Tropic Thunder

Distributed by: Paramount Pictures

Reviewed by Melissa Minners


            When I first received the soundtrack and musical score for this comedy, I was impressed.  It had been a long time since a comedy had produced such great albums.  With all the thought put into what music should accompany the scenes in the film, I imagined a great deal of thought had cone into the movie’s script and production.  Unfortunately, I was never able to catch Tropic Thunder in the movie theaters and so it was off to the video rental shop to find out if I was right about this film.

            The comedy begins in the first few seconds of the film with a series of mock movie trailers and commercials featuring the main characters of the film in previous works.  This offers viewers a peek into the background of each character - an action hero who has been in one too many sequels (Ben Stiller), a hip-hop chick magnet whose energy drink/bar business needs a boost (Brandon T. Jackson), a comedy film star with no serious drama background and a serious drug habit (Jack Black), a rookie actor looking for his big break (Jay Baruchel) and a dramatic actor who over-immerses himself in each role he takes on (Robert Downey, Jr.).

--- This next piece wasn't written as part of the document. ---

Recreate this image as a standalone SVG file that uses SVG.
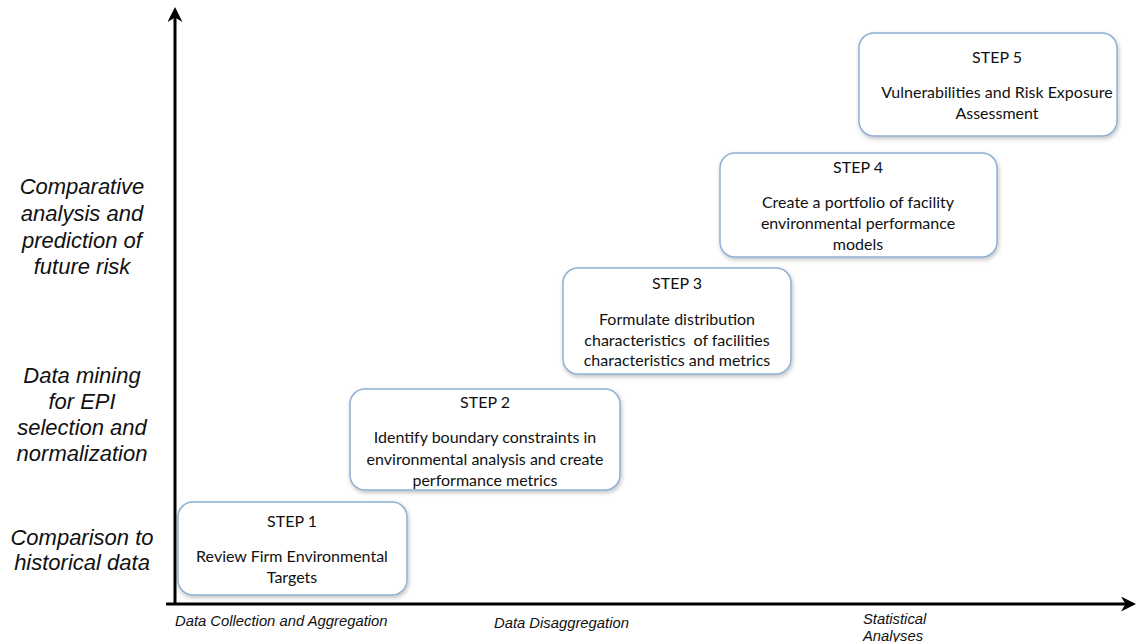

            We learn that each of these actors has been offered a role in Tropic Thunder, a movie based on a memoir about a Vietnam POW rescue mission.  The author of the book, John “Four Leaf” Tayback (Nick Nolte) is on set as a consultant.  The movie’s director (Steve Coogan) is a rookie with no idea about how to control his spoiled prima donna cast.  In desperation, the director, consultant and pyrotechnics expert hatch a plan - send the cast into the jungle and have the war come to them.  Concealed cameras will provide the footage and demolitions set off in random locations and at random times will put the actors on edge, offering up a more realistic response to the surroundings.  Less acting and more re-acting could make for a better film.

            Unfortunately, the actors are accidentally dropped into an area surrounding the poppy fields of a successful drug ring whose leader is not very receptive to unwelcome visitors.  The actors soon discover that they are no longer acting out scenes from a movie - this is the real deal.  Can our heroes survive long enough for a successful extraction or will this movie end in tragedy?

            From beginning to end, Tropic Thunder is absolutely hysterical.  I couldn’t stop laughing from the mock trailers to the final scenes of the film.  Each actor was perfectly chosen for his role.  The media is saying that a barely recognizable Tom Cruise steals the show as Les Grossman, the angry and arrogant studio executive producer of Tropic Thunder.  I agree, Tom Cruise performed well considering that he is considered more of a dramatic actor these days, but in my opinion the real scene stealer is Robert Downey, Jr.  The lengths his character goes through to become the role of African American Sergeant Lincoln Osiris provide for some very entertaining moments.

            This movie takes on everyone and everything, finding humor in the least likely of situations.  Of course, there are quite a few off-color jokes that might be a bit politically incorrect in nature  If you are one of those people who are quick to be insulted by such humor, Tropic Thunder is not the movie for you and you should probably go catch a Disney film.  But, if you are one of those people who realize that humor is not always geared toward insulting others, but designed to make people see how ridiculous stereotyping can be, you’re gonna love this film.

            The visuals and soundtrack of this film blend in perfectly and the beauty of the movie set, based in Hawaii, is incredible.  The casting was simply perfect and the script hilarious.  Ben Stiller is an excellent director and it’s no surprise that the film and its actors received so many accolades both in ticket sales and in award nominations.

            Tropic Thunder is not for the serious minded or the sensitive.  This movie is for someone who wants some simpleminded hysterical comedy as a cheerful end to a lousy work week.  My assessment of this film was correct and I am extremely happy I had the opportunity to witness this for myself.  Tropic Thunder is a laughter-fest from beginning to end.